Andrews Geyser, Old Fort, NC, with a small amount of winter ice forming.
Andrews Geyser, Old Fort, NC, with a small amount of winter ice forming. — Photo: Dwalter5 | CC BY 3.0

Andrews Geyser

historic landmarkengineeringrailroad heritagemonuments and memorialsNorth Carolina
4 min read

The water shoots eighty feet straight up out of the trees, and the trick is that nothing pumps it. No motor hums in the woods near Old Fort. No mechanism gives the column its lift. The pressure comes from physics alone: a pond five hundred feet upslope, a two-mile cast iron pipe running downhill through the laurel, and a half-inch nozzle pointed at the sky. Colonel Alexander Boyd Andrews of the Southern Railway helped engineer the climb that brought trains from the Piedmont up to Asheville. He never lived to see the version that stands here today, but the fountain that bears his name keeps doing what it was built to do in 1885 — catch the eye of anyone passing through the gap.

The Bodies in the Tunnels

Before the geyser, there was the railroad, and before the railroad, there were the men who died building it. Roughly 120 workers lost their lives carving the line between Old Fort and Asheville in the late 1870s and 1880s, blasting through the Eastern Continental Divide at Swannanoa Tunnel and threading six tunnels across seven and a half miles of relentless grade. Many of them were convict laborers, mostly Black men leased from North Carolina prisons under a system that treated their lives as expendable. Andrews Geyser was conceived as ornament for the Round Knob Hotel, where wealthy passengers paused to admire the mountains. It was also explicitly a memorial. Old Fort has more recently raised a separate monument acknowledging the enslaved and incarcerated workers by name. The geyser is the older marker, and one that has always meant two things at once.

How Gravity Works When You Ask It Nicely

The original Round Knob Hotel burned to the ground in 1903, and the fountain it adorned fell into ruin. In 1911, the New York financier George Fisher Baker — a friend of Andrews and one of the era's quieter Gilded Age titans — paid for a restoration. The railroad refused to renew the easement on the old location, so workers moved the basin seventy yards across Mill Creek and rebuilt it with five sides. The water still comes from a small dam on the Long Branch of Mill Creek, now part of the Inn on Mill Creek property uphill. A six-inch cast iron pipe carries that water under the forest floor for nearly two miles. By the time it reaches the half-inch nozzle, the five-hundred-foot drop has converted gravity into a column of water tall enough to scrape the canopy. When summer droughts dry the supply pond, the fountain rests.
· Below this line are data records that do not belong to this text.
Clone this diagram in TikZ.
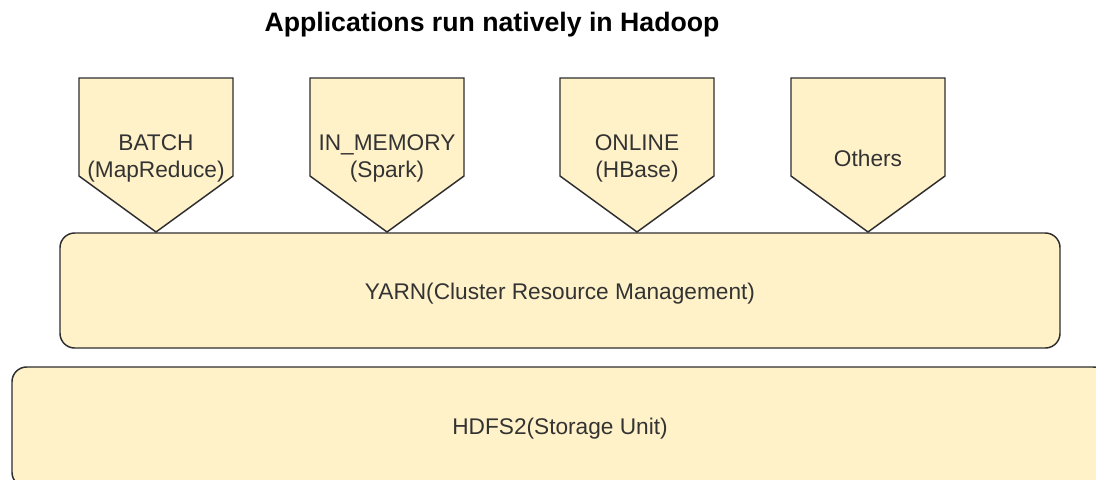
\documentclass[tikz,border=0pt]{standalone}
\usepackage{fontspec}
\setmainfont{Liberation Sans}
\definecolor{fillc}{HTML}{FFF2C9}
\definecolor{linec}{HTML}{2E2E2E}
\definecolor{txtc}{HTML}{333333}
\newcommand\pentbox[3]{%
  \draw[box] (#2-77,78) -- (#2+77,78) -- (#2+77,176) -- (#2,232) -- (#2-77,176) -- cycle;
  \node[lbl] (#1) at (#2,158.5) {#3};}
\begin{document}
\begin{tikzpicture}[x=0.75pt,y=-0.75pt,
  box/.style={draw=linec, fill=fillc, line width=1.1pt, line join=miter},
  lbl/.style={text=txtc, font=\fontsize{17}{20.25}\selectfont, align=center, inner sep=0pt},
  layer/.style={box, rounded corners=11pt, inner sep=0pt},
  ttl/.style={text=black, font=\bfseries\fontsize{20}{24}\selectfont, inner sep=0pt}]
\useasboundingbox (0,0) rectangle (1096,479);
\clip (0,0) rectangle (1096,479);
\fill[white] (0,0) rectangle (1096,479);
\node[ttl] (title) at (492,24.5) {Applications run natively in Hadoop};
\node[layer, minimum width=750pt, minimum height=86.25pt] (yarn) at (560,290.5) {};
\node[lbl] (yarnlbl) at (560,293.5) {YARN(Cluster Resource Management)};
\node[layer, minimum width=822pt, minimum height=90pt] (hdfs) at (560,427) {};
\node[lbl] (hdfslbl) at (560,428.5) {HDFS2(Storage Unit)};
\pentbox{batch}{156}{BATCH\\(MapReduce)}
\pentbox{inmem}{387}{IN\_MEMORY\\(Spark)}
\pentbox{online}{637}{ONLINE\\(HBase)}
\pentbox{others}{868}{Others}
\end{tikzpicture}
\end{document}
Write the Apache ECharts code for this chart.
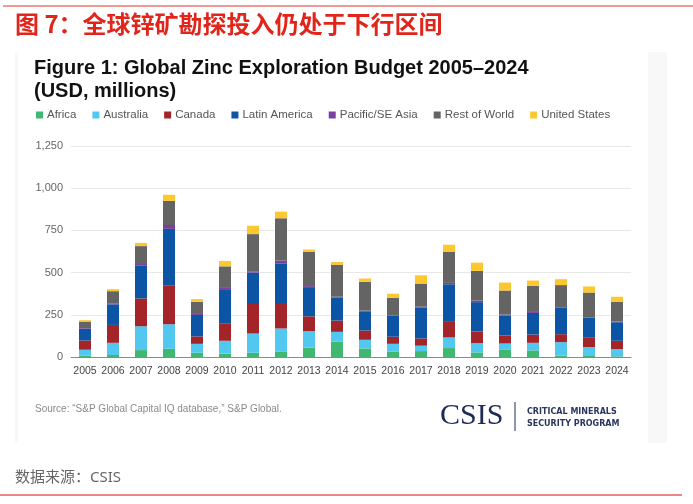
<!DOCTYPE html>
<html>
<head>
    <meta charset="utf-8">
    <script src="https://cdn.jsdelivr.net/npm/echarts@6/dist/echarts.min.js"></script>
    <style>
        html, body {margin: 0; padding: 0; background: #fff;}
        #main {width: 693px; height: 504px;}
    </style>
</head>
<body>
<div id="main"></div>
<script type="text/javascript">
    // 年份
    var years = ['2005','2006','2007','2008','2009','2010','2011','2012','2013','2014',
        '2015','2016','2017','2018','2019','2020','2021','2022','2023','2024'];

    // 各地区勘探预算（百万美元）
    var africa    = [8, 12, 41, 49, 25, 20, 25, 33, 55, 92, 51, 31, 35, 53, 27, 45, 39, 8, 6, 4];
    var australia = [35, 72, 141, 145, 53, 76, 114, 136, 98, 57, 51, 47, 32, 63, 55, 35, 45, 80, 53, 43];
    var canada    = [55, 106, 165, 231, 44, 104, 175, 151, 88, 67, 55, 42, 43, 92, 69, 47, 49, 47, 55, 49];
    var latam     = [69, 122, 196, 334, 127, 202, 186, 235, 173, 137, 114, 123, 182, 223, 174, 118, 128, 157, 117, 110];
    var pacific   = [4, 6, 8, 23, 6, 12, 8, 16, 6, 4, 4, 4, 6, 8, 10, 6, 6, 4, 4, 4];
    var restWorld = [39, 72, 106, 143, 72, 123, 220, 251, 202, 190, 170, 104, 137, 183, 175, 143, 155, 130, 147, 116];
    var usa       = [8, 12, 19, 36, 16, 32, 50, 39, 15, 16, 20, 24, 49, 43, 49, 47, 31, 35, 36, 31];

    var yTicks = [0, 250, 500, 750, 1000, 1250];

    var seriesNames = ['Africa', 'Australia', 'Canada', 'Latin America', 'Pacific/SE Asia', 'Rest of World', 'United States'];
    var seriesData = [africa, australia, canada, latam, pacific, restWorld, usa];
    var colors = ['#41b871', '#52c7f0', '#a3252a', '#0b55a4', '#7c3f9e', '#646464', '#fdc72e'];

    var chart = echarts.init(document.getElementById('main'), null, {renderer: 'canvas'});

    var series = seriesNames.map(function (name, i) {
        return {
            name: name,
            type: 'bar',
            stack: 'total',
            barWidth: 12,
            data: seriesData[i],
            itemStyle: {color: colors[i]}
        };
    });

    option = {
        backgroundColor: '#fff',
        animation: false,
        color: colors,
        legend: {
            data: seriesNames,
            left: 31,
            top: 104,
            icon: 'rect',
            itemWidth: 7,
            itemHeight: 7,
            itemGap: 16,
            textStyle: {fontFamily: 'Liberation Sans', fontSize: 11.5, color: '#555', padding: [0, 0, 0, -1]}
        },
        grid: {left: 71, right: 62, top: 146, height: 211},
        xAxis: {
            type: 'category',
            data: years,
            axisTick: {show: false},
            axisLine: {lineStyle: {color: '#8a8a8a', width: 1}},
            axisLabel: {interval: 0, fontFamily: 'Liberation Sans', fontSize: 10.5, color: '#444', margin: 9}
        },
        yAxis: {
            type: 'value',
            min: yTicks[0],
            max: yTicks[yTicks.length - 1],
            interval: 250,
            axisLine: {show: false},
            axisTick: {show: false},
            splitLine: {lineStyle: {color: '#e8e8e8'}},
            axisLabel: {
                fontFamily: 'Liberation Sans', fontSize: 11, color: '#666', margin: 8,
                formatter: function (v) { return v.toLocaleString('en-US'); }
            }
        },
        graphic: [
            // 顶部和底部红线
            {type: 'line', shape: {x1: 3, y1: 6, x2: 693, y2: 6}, style: {stroke: '#e2362f', lineWidth: 1.2}},
            {type: 'line', shape: {x1: 0, y1: 495, x2: 682, y2: 495}, style: {stroke: '#e0625a', lineWidth: 1.5}},
            // 图片底色
            {type: 'rect', z: -10, shape: {x: 15, y: 52, width: 652, height: 391}, style: {fill: '#f8f8f8'}},
            {type: 'rect', z: -9, shape: {x: 18, y: 52, width: 630, height: 391}, style: {fill: '#ffffff'}},
            {type: 'text', left: 15, top: 12, style: {
                text: '图 7：全球锌矿勘探投入仍处于下行区间',
                font: 'bold 24px "Noto Sans CJK SC"', fill: '#e1251b'}},
            {type: 'text', left: 34, top: 57, style: {
                text: 'Figure 1: Global Zinc Exploration Budget 2005–2024\n(USD, millions)',
                font: 'bold 20px "Liberation Sans"', fill: '#111', lineHeight: 23}},
            {type: 'text', left: 35, top: 404, style: {
                text: 'Source: “S&P Global Capital IQ database,” S&P Global.',
                font: '10px "Liberation Sans"', fill: '#8a8a8a'}},
            // CSIS 标志
            {type: 'text', left: 440, top: 401, style: {
                text: 'CSIS', font: '30px "Liberation Serif"', fill: '#1f2b57'}},
            {type: 'line', shape: {x1: 515, y1: 402, x2: 515, y2: 431}, style: {stroke: '#1f2b57', lineWidth: 1}},
            {type: 'text', left: 527, top: 406, style: {
                text: 'CRITICAL MINERALS\nSECURITY PROGRAM', font: 'bold 8px "DejaVu Sans"',
                fill: '#2a3560', lineHeight: 12}},
            {type: 'text', left: 15, top: 470, style: {
                text: '数据来源：CSIS', font: '15px "Noto Sans", "Noto Sans CJK SC"', fill: '#666'}}
        ],
        series: series
    };

    chart.setOption(option);
</script>
</body>
</html>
A Senior Class and a Novelist

The geyser nearly disappeared again in the mid-twentieth century. By the late 1960s it was choked with debris and forgotten by all but locals. The Old Fort High School Senior Class of 1971 cleaned the basin and the grounds, and the town rededicated the fountain on May 6, 1976. A few years earlier, in 1967, the North Carolina novelist John Ehle had published The Road, a historical novel about the railroad's construction. His fictional engineer ends the book gazing at the geyser, the spray standing in for everything the line had cost and everything it had achieved. The fountain endures partly because writers, students, and Old Fort residents kept finding reasons to care about it.

What the Name Doesn't Say

Despite the name, it is not a geyser. Geysers are geothermal, driven by superheated water flashing to steam underground. This is a fountain — a beautiful piece of nineteenth-century hydraulic engineering dressed up as a natural wonder. The misnomer stuck because the effect is uncanny: a perfectly vertical jet of cold mountain water erupting from a granite basin in the middle of nowhere, with no visible apparatus. Most fountains require energy. This one only requires geography, and the patience of a railroad colonel who understood both.

From the Air

Andrews Geyser sits at roughly 35.655 N, 82.241 W on the steep western face of the Blue Ridge escarpment near Old Fort, McDowell County, North Carolina. Best viewed from low altitude on calm clear days when the column can be seen rising above the canopy. Asheville Regional Airport (KAVL) is about 18 nm to the west; Hickory Regional (KHKY) is roughly 35 nm to the east. The Swannanoa Tunnel and the Old Fort horseshoe curves of the Norfolk Southern line lie immediately above the site — be aware of the steeply rising terrain west toward the 2,700-foot Eastern Continental Divide at Swannanoa Gap.